Shawn Fleetwood’s latest in The Federalist nails the high-stakes chess match unfolding in Virginia, where Democrats are pushing Senate Bill 749—a sweeping assault firearm and large-capacity magazine ban courtesy of Senator Saddam Azlan Salim. This isn’t some fringe proposal; it’s a direct assault on standard-issue AR-15s, AKs, and anything with a pistol grip or detachable mag over 10 rounds, dressed up as public safety theater. Fleetwood spotlights the Supreme Court’s pivotal role, invoking recent Bruen-decision breadcrumbs that demand gun laws align with historical traditions, not modern whims. Will SCOTUS finally slam the door on these copycat bans mimicking Maryland’s post-Sandy Hook flop? The article argues yes, if the Court grabs the reins amid a flurry of post-Bruen challenges stacking up nationwide.
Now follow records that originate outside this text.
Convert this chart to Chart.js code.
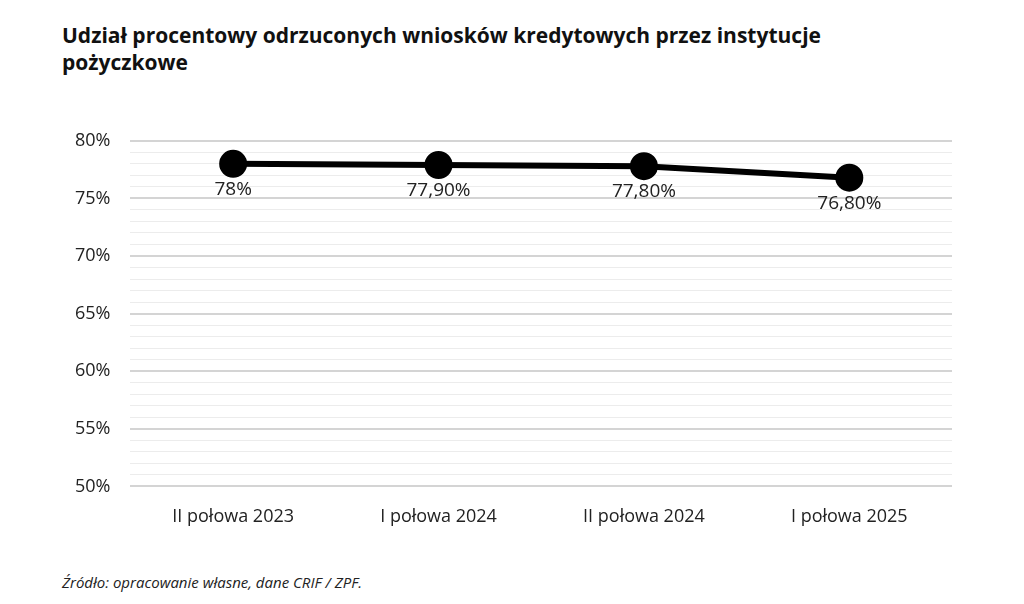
<!DOCTYPE html>
<html><head><meta charset="utf-8">
<script src="https://cdn.jsdelivr.net/npm/chart.js@4"></script>
<style>
body{margin:0;background:#fff;font-family:"Open Sans",sans-serif;}
#t{position:absolute;left:62px;top:22px;font-size:21px;font-weight:bold;line-height:27px;color:#111;width:870px;}
#s{position:absolute;left:62px;top:572px;font-size:15px;font-style:italic;color:#222;}
#w{position:absolute;left:0;top:110px;width:1000px;height:430px;}
</style></head><body>
<div id="t">Udział procentowy odrzuconych wniosków kredytowych przez instytucje pożyczkowe</div>
<div id="w"><canvas id="c"></canvas></div>
<div id="s">Źródło: opracowanie własne, dane CRIF / ZPF.</div>
<script>
const categories=["II połowa 2023","I połowa 2024","II połowa 2024","I połowa 2025"];
const values=[78,77.9,77.8,76.8];
const valueLabels=["78%","77,90%","77,80%","76,80%"];
const lbl={id:'lbl',afterDatasetsDraw(ch){const c=ch.ctx;const m=ch.getDatasetMeta(0);c.save();c.font='19px "Open Sans"';c.fillStyle='#222';c.textAlign='center';c.textBaseline='top';m.data.forEach((p,i)=>c.fillText(valueLabels[i],p.x,p.y+16));c.restore();}};
new Chart(document.getElementById('c'),{type:'line',data:{labels:categories,datasets:[{data:values,borderColor:'#000',backgroundColor:'#000',borderWidth:6,pointRadius:11,pointHoverRadius:11}]},
options:{responsive:true,maintainAspectRatio:false,animation:false,layout:{padding:{left:55,right:48,top:9,bottom:0}},
plugins:{legend:{display:false},tooltip:{enabled:false}},
scales:{y:{min:50,max:80,ticks:{stepSize:1,autoSkip:false,color:'#222',font:{size:18,family:'Open Sans'},padding:20,callback:v=>v%5===0?v+'%':''},grid:{drawTicks:false,color:c=>c.tick&&c.tick.value%5===0?'#d4d4d4':'#ececec',lineWidth:c=>c.tick&&c.tick.value%5===0?2:1},border:{display:false}},
x:{offset:true,ticks:{color:'#222',font:{size:18,family:'Open Sans'},padding:12},grid:{display:false},border:{display:false}}}},plugins:[lbl]});
</script></body></html>
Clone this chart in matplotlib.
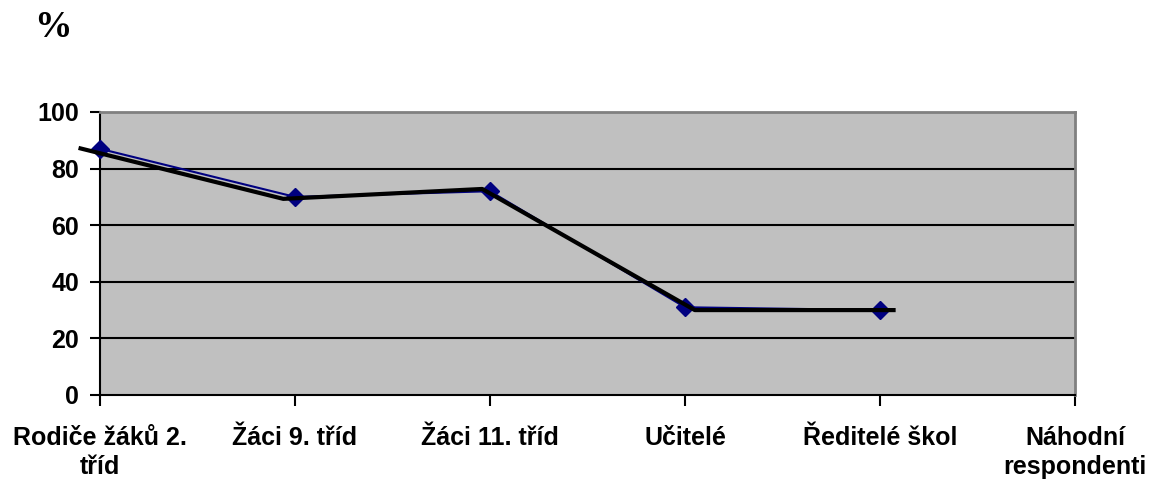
import matplotlib
matplotlib.use("Agg")
from matplotlib import pyplot as plt

# survey groups and share of answers in percent
categories = ["Rodiče žáků 2.\ntříd", "Žáci 9. tříd", "Žáci 11. tříd",
              "Učitelé", "Ředitelé škol", "Náhodní\nrespondenti"]
values = [87, 70, 72, 31, 30]

# hand-drawn trend overlay (x in category units)
trend_x = [-0.11, 0.94, 1.96, 3.05, 4.08]
trend_y = [87.3, 69.3, 72.8, 30.0, 30.0]

plt.rcParams["font.family"] = ["Liberation Sans", "DejaVu Sans"]

fig = plt.figure(figsize=(11.52, 4.79), dpi=100)
ax = fig.add_axes([0.0868, 0.1754, 0.8464, 0.5908])
ax.set_facecolor("#c0c0c0")

ax.set_xlim(0, len(categories) - 1)
ax.set_ylim(0, 100)

for y in [20, 40, 60, 80]:
    ax.axhline(y, color="black", linewidth=1.5, zorder=1)

ax.plot(range(len(values)), values, color="#000080", linewidth=1.5,
        marker="D", markersize=9, markerfacecolor="#000080",
        markeredgecolor="#000080", zorder=3, clip_on=False)
ax.plot(trend_x, trend_y, color="black", linewidth=3, zorder=4,
        solid_capstyle="butt", clip_on=False)

ax.set_xticks(range(len(categories)))
ax.set_xticklabels(categories, fontsize=18, fontweight="bold", linespacing=1.28)
ax.set_yticks([0, 20, 40, 60, 80, 100])
ax.set_yticklabels(["0", "20", "40", "60", "80", "100"], fontsize=18, fontweight="bold")
ax.tick_params(axis="x", direction="out", length=8, width=1.5, pad=14)
ax.tick_params(axis="y", direction="out", length=7, width=1.5, pad=8)

ax.spines["left"].set_color("black")
ax.spines["bottom"].set_color("black")
ax.spines["left"].set_linewidth(1.5)
ax.spines["bottom"].set_linewidth(1.5)
for side in ["top", "right"]:
    ax.spines[side].set_color("#808080")
    ax.spines[side].set_linewidth(2)

fig.text(0.030, 0.942, "%", fontsize=27, fontweight="bold",
         family=["Liberation Serif", "DejaVu Serif"], va="center")

fig.savefig("out.png", dpi=100)
plt.close(fig)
Digging deeper, this Virginia gambit reeks of desperation from blue strongholds testing SCOTUS boundaries after Bruen torched interest-balancing nonsense. Remember Rahimi? Even with its domestic-violence carve-out, the Court reaffirmed text, history, and tradition as the litmus test—bans like SB 749 flunk spectacularly, lacking any 1791 or 1868 analog for outlawing common arms. For the 2A community, implications are electric: a swift SCOTUS smackdown could cascade, vaporizing similar schemes in New York, California, and beyond, fortifying Heller and McDonald against erosion. But hesitation risks emboldening state-level tyrants, turning red-flag expansions into full-spectrum confiscation plays. Pro-2A warriors, eyes on this—file those amicus briefs, rally the grassroots, because Virginia’s fight is every gun owner’s front line.
Fleetwood’s piece is a clarion call: SCOTUS holds the key, but only if they turn it. With cert petitions brewing from lower-court defeats, the clock ticks. This isn’t abstract jurisprudence; it’s the bulwark against incremental disarmament. Share it, dissect it, and gear up—the Second Amendment’s steel is forged in these crucibles.